EXERCISE AIM:
Each line that holds the word "this" should be returned.

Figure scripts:
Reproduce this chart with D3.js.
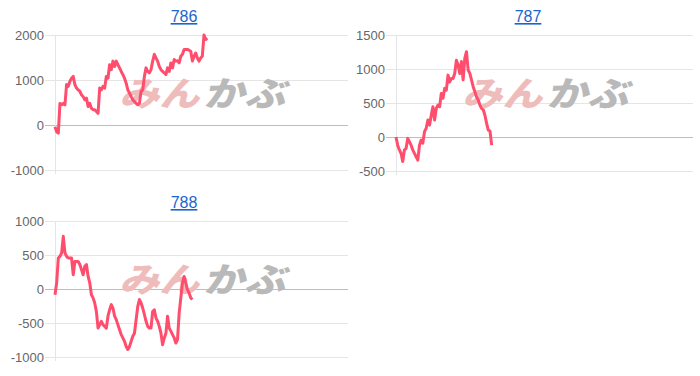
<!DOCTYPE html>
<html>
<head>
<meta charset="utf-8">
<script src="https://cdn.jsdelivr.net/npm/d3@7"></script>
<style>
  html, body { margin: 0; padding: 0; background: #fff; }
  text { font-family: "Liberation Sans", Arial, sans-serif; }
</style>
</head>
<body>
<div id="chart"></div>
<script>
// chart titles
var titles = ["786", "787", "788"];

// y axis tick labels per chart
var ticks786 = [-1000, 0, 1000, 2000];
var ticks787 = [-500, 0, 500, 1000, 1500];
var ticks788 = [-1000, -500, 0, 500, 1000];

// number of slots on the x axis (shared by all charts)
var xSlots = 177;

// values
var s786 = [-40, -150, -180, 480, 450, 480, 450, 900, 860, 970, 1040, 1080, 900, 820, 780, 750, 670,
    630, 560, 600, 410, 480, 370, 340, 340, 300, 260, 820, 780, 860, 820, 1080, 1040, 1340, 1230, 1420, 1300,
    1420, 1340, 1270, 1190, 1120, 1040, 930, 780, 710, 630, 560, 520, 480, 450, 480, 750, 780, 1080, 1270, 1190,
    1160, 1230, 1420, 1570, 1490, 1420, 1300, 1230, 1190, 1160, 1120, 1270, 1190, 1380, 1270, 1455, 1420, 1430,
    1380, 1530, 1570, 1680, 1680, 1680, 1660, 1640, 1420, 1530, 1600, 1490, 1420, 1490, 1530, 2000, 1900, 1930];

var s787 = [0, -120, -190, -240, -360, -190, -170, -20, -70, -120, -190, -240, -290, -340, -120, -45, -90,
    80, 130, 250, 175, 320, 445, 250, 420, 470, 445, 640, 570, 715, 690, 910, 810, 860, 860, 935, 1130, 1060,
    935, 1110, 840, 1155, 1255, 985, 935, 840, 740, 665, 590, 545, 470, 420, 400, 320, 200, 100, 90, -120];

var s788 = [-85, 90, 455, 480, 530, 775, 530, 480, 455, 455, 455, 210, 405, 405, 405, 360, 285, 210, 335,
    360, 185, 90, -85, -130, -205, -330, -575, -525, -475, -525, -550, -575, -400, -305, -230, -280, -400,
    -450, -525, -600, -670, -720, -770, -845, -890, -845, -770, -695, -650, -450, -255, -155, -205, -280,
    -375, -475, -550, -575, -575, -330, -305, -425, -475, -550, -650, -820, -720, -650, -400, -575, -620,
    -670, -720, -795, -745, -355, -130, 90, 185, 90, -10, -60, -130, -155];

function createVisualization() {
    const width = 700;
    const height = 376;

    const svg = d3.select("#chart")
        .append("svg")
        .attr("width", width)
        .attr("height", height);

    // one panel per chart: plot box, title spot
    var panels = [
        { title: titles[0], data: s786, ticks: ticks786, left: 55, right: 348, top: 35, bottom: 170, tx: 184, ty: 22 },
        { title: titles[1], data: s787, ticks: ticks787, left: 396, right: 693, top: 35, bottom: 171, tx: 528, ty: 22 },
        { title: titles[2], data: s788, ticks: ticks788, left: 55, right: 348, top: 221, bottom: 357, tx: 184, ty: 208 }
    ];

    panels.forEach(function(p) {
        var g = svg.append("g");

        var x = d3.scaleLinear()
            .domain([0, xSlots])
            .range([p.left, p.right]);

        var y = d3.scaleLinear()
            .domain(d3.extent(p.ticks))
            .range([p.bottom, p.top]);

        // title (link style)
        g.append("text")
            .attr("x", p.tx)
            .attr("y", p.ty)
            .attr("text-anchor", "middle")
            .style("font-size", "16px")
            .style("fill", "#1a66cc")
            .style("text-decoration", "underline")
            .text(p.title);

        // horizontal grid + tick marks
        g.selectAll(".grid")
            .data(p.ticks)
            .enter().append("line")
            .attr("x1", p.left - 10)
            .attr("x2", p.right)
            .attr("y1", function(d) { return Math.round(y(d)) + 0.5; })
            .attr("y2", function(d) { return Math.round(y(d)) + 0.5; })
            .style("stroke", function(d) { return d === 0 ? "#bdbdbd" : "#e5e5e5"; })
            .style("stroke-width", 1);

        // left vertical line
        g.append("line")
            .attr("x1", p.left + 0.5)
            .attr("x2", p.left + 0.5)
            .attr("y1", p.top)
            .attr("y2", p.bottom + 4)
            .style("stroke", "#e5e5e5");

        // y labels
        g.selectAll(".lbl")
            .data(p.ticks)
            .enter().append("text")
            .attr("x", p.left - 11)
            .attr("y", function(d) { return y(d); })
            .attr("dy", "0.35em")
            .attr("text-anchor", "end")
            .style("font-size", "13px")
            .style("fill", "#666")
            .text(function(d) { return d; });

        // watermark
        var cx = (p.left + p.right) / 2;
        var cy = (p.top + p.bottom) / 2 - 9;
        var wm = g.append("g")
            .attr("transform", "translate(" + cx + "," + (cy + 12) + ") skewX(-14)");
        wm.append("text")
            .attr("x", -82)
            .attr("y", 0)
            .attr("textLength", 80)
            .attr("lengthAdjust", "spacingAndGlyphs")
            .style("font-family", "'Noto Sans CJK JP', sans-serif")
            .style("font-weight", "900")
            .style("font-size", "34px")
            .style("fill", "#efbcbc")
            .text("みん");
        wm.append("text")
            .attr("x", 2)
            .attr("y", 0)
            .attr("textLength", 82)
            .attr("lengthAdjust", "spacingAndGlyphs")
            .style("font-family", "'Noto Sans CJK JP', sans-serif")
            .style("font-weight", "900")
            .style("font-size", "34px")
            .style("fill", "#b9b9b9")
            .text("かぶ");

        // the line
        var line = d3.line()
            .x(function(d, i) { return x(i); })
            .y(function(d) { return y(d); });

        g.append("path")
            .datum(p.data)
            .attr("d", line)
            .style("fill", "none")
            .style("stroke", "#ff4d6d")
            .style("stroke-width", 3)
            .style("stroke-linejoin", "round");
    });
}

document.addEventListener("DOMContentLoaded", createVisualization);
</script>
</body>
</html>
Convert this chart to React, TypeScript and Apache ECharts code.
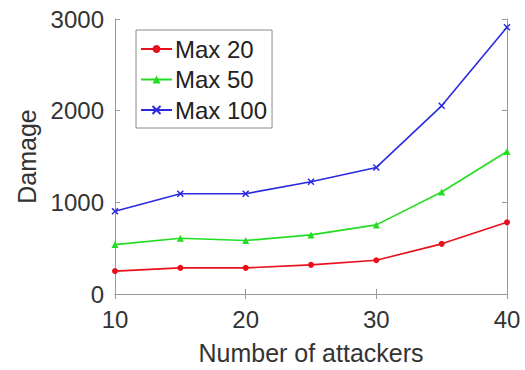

EXERCISE RESPONSE:
Reproduce this chart with D3.js.
Convert this chart to React, TypeScript and Apache ECharts code.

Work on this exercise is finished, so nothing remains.